Penale

Violenza privata se il Pm prospetta il carcere durante l’interrogatorio

L’indagine finita nel mirino dei giudici riguardava le pressioni fatte da due pm tranesi, nel 2015, su tre testimoni di un’inchiesta, relativa al pagamento di tangenti in cambio di appalti pubblici

di Patrizia Maciocchi

Scatta il reato di tentata violenza privata per il pubblico ministero che prospetta il carcere quando ascolta le persone informate sui fatti, quelle offese dal reato o gli indagati. La Cassazione, con la sentenza 20365 (Relatore Alfredo Guardiano) conferma la condanna di due ex pm del Tribunale di Trani, rispettivamente alla pena di 6 mesi e a 4 mesi di reclusione per concorso in tentata violenza privata.

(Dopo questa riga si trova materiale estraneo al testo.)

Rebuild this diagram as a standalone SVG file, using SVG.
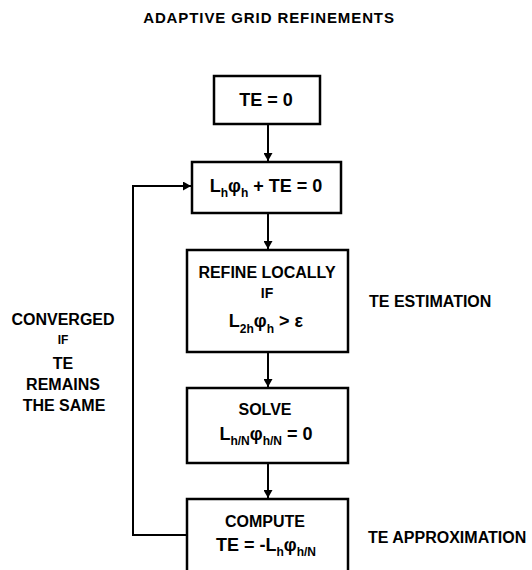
<svg xmlns="http://www.w3.org/2000/svg" width="532" height="570" viewBox="0 0 532 570">
<style>
  .box { fill: #fff; stroke: #000; stroke-width: 2.5; }
  .conn { fill: none; stroke: #000; stroke-width: 2; }
  text { font-family: "Liberation Sans", Arial, sans-serif; font-weight: bold; fill: #000; }
  .lbl { font-size: 16px; text-anchor: middle; }
  .eq { font-size: 18px; text-anchor: middle; }
  .sub { font-size: 12px; }
</style>
<defs>
  <marker id="arr" markerWidth="8" markerHeight="9" refX="8" refY="4.5" orient="auto" markerUnits="userSpaceOnUse">
    <path d="M0,0 L8,4.5 L0,9 Z" fill="#000"/>
  </marker>
</defs>
<rect width="532" height="570" fill="#fff"/>
<text id="title" x="269" y="22.5" style="font-size:15px;letter-spacing:0.9px" text-anchor="middle">ADAPTIVE GRID REFINEMENTS</text>

<g id="connectors">
  <line class="conn" x1="268" y1="124" x2="268" y2="161" marker-end="url(#arr)"/>
  <line class="conn" x1="268" y1="213" x2="268" y2="249" marker-end="url(#arr)"/>
  <line class="conn" x1="268" y1="352" x2="268" y2="387" marker-end="url(#arr)"/>
  <line class="conn" x1="268" y1="463" x2="268" y2="498" marker-end="url(#arr)"/>
  <polyline class="conn" points="187,535 133,535 133,186 191,186" marker-end="url(#arr)"/>
</g>

<g id="te0">
  <rect class="box" x="214" y="76" width="106" height="48"/>
  <text class="eq" x="266" y="106">TE = 0</text>
</g>

<g id="equation">
  <rect class="box" x="192" y="162" width="149" height="51"/>
  <text class="eq" x="266" y="192">L<tspan class="sub" dy="5">h</tspan><tspan dy="-5">φ</tspan><tspan class="sub" dy="5">h</tspan><tspan dy="-5"> + TE = 0</tspan></text>
</g>

<g id="refine">
  <rect class="box" x="187" y="250" width="161" height="102"/>
  <text class="lbl" x="267" y="278">REFINE LOCALLY</text>
  <text class="lbl" x="267" y="298" style="font-size:14px">IF</text>
  <text class="eq" x="266" y="327">L<tspan class="sub" dy="6">2h</tspan><tspan dy="-6">φ</tspan><tspan class="sub" dy="6">h</tspan><tspan dy="-6"> &gt; ε</tspan></text>
</g>

<g id="solve">
  <rect class="box" x="187" y="388" width="161" height="75"/>
  <text class="lbl" x="265" y="415">SOLVE</text>
  <text class="eq" x="266" y="440">L<tspan class="sub" dy="5">h/N</tspan><tspan dy="-5">φ</tspan><tspan class="sub" dy="5">h/N</tspan><tspan dy="-5"> = 0</tspan></text>
</g>

<g id="compute">
  <rect class="box" x="187" y="499" width="161" height="80"/>
  <text class="lbl" x="265" y="527">COMPUTE</text>
  <text class="eq" x="266" y="551">TE = -L<tspan class="sub" dy="5">h</tspan><tspan dy="-5">φ</tspan><tspan class="sub" dy="5">h/N</tspan></text>
</g>

<g id="converged-label">
  <text class="lbl" x="63" y="324.5">CONVERGED</text>
  <text class="lbl" x="63" y="343.5" style="font-size:12px">IF</text>
  <text class="lbl" x="63" y="369">TE</text>
  <text class="lbl" x="63" y="390">REMAINS</text>
  <text class="lbl" x="64" y="411">THE SAME</text>
</g>

<g id="side-labels">
  <text x="369" y="307" style="font-size:16px">TE ESTIMATION</text>
  <text x="368" y="543" style="font-size:16px">TE APPROXIMATION</text>
</g>
</svg>
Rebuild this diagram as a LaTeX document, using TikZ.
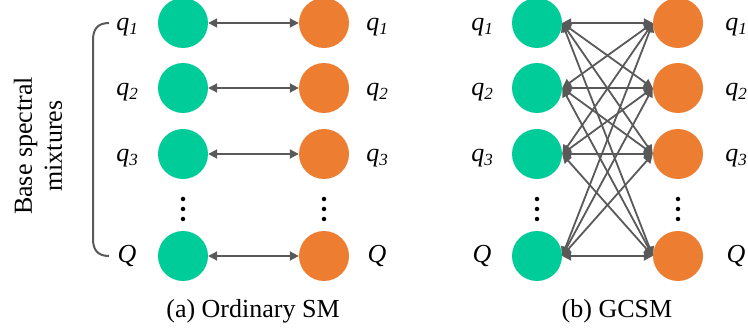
\documentclass[tikz,border=0pt]{standalone}
\usepackage{fontspec}
\setmainfont{Liberation Serif}
\usetikzlibrary{arrows.meta}
\definecolor{cgreen}{HTML}{00CC99}
\definecolor{corange}{HTML}{ED7D31}
\definecolor{cgray}{HTML}{595959}
\newcommand\qlab[1]{\textit{q\raisebox{-0.35ex}{\fontsize{17}{17}\selectfont #1}}}
\begin{document}
\begin{tikzpicture}[x=1pt,y=-1pt,
  gnode/.style={circle,fill=cgreen,minimum size=50pt,inner sep=0pt},
  onode/.style={circle,fill=corange,minimum size=50pt,inner sep=0pt},
  lab/.style={font=\fontsize{26}{30}\selectfont,inner sep=0pt},
  dotn/.style={circle,fill=black,minimum size=4.5pt,inner sep=0pt},
  link/.style={cgray,line width=1.8pt,{Triangle[length=9pt,width=9pt]}-{Triangle[length=9pt,width=9pt]}},
  brace/.style={cgray,line width=2pt}]
\useasboundingbox (0,0) rectangle (748,334);
% left panel
\foreach \n/\y in {1/23,2/88,3/154,4/256}{
  \node[gnode] (ag\n) at (183,\y) {};
  \node[onode] (ao\n) at (324,\y) {};
  \draw[link] (ag\n.east) -- (ao\n.west);
  \node[gnode] (bg\n) at (537,\y) {};
  \node[onode] (bo\n) at (678,\y) {};
}
\foreach \i in {1,2,3,4}{
  \foreach \j in {1,2,3,4}{
    \draw[link] (bg\i.east) -- (bo\j.west);
  }
}
% labels
\foreach \x/\p in {127/a,377/b,482/c,736/d}{
  \node[lab] (\p1) at (\x,27) {\qlab{1}};
  \node[lab] (\p2) at (\x,92) {\qlab{2}};
  \node[lab] (\p3) at (\x,158) {\qlab{3}};
  \node[lab] (\p4) at (\x,256) {\textit{Q}};
}
% dots
\foreach \x/\p in {183/ag,324/ao,537/bg,678/bo}{
  \node[dotn] (\p d1) at (\x,199) {};
  \node[dotn] (\p d2) at (\x,209) {};
  \node[dotn] (\p d3) at (\x,219) {};
}
% bracket
\coordinate (bt) at (109,23);
\coordinate (bb) at (109,256);
\draw[brace] (bt) .. controls (97,23) and (93,30) .. (93,40) -- (93,239) .. controls (93,249) and (97,256) .. (bb);
\node[lab,rotate=90,align=center] (side) at (38,146) {Base spectral\\mixtures};
% captions
\node[lab] (capa) at (253,311) {(a) Ordinary SM};
\node[lab] (capb) at (617,311) {(b) GCSM};
\end{tikzpicture}
\end{document}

L’indagine finita nel mirino dei giudici riguardava le pressioni fatte dai due pm tranesi, nel 2015, su tre testimoni di un’inchiesta, relativa al pagamento di tangenti in cambio di appalti pubblici.

Nello specifico le parti lese erano state ascoltate come persone informate nei fatti, veste, secondo i giudici, preferita dalla pubblica accusa a quella di indagati che avrebbe comportato tutte le informazioni ai diretti interessati sulle garanzie. In nessun caso gli interrogati potevano comunque essere costretti a dare risposte, e ancora meno risposte che confermassero le ipotesi investigative. Per i giudici di legittimità, indubbie le pressioni e le “minacce” insite nel decantare la bella vista che si godeva dal carcere di Trani o nel riferimento alle arance «genere alimentare associato nella vulgata alla condizione di detenuto». Atteggiamenti che integrano la violenza privata, perché ipotizzano il verificarsi di un male ingiusto, mentre la forma tentata c’è perché l’intento non è andato in porto non per volontà degli imputati. Senza successo la difesa invoca la scriminante dell’articolo 51 del Codice penale, per condotte messe in atto nell’adempimento di un dovere. Nel caso specifico non c’è, infatti, nessuna esimente per azioni commesse violando le norme processuali.

Con l’occasione arriva anche un pro-memoria sulla posizione del Pm, come garante della legalità, nelle varie fasi del processo. Una pubblica accusa che dirige la raccolta di prove, senza perdere di vista anche gli elementi a favore dell’indagato. Per questo, si sottolinea nella sentenza, si può definire il Pm un’autorità giudiziaria. A differenza di quanto avviene per gli organi della pubblica accusa in altri paesi europei come Francia o Olanda. E il ruolo che va svolto correttamente anche in uno dei momenti tipici delle indagini preliminari, come quello dell’assunzione delle informazioni, sovrapponibile anche alla testimonianza. In sede di informazioni sommarie la persona sentita è tenuta a rispondere la verità ma «non può essere obbligata a deporre su fatti dai quali può emergere una sua responsabilità penale». Né il comportamento dei pm si può far passare come un ”bluff tattico” o uno “stress test”. La Cassazione nega qualunque attenuante.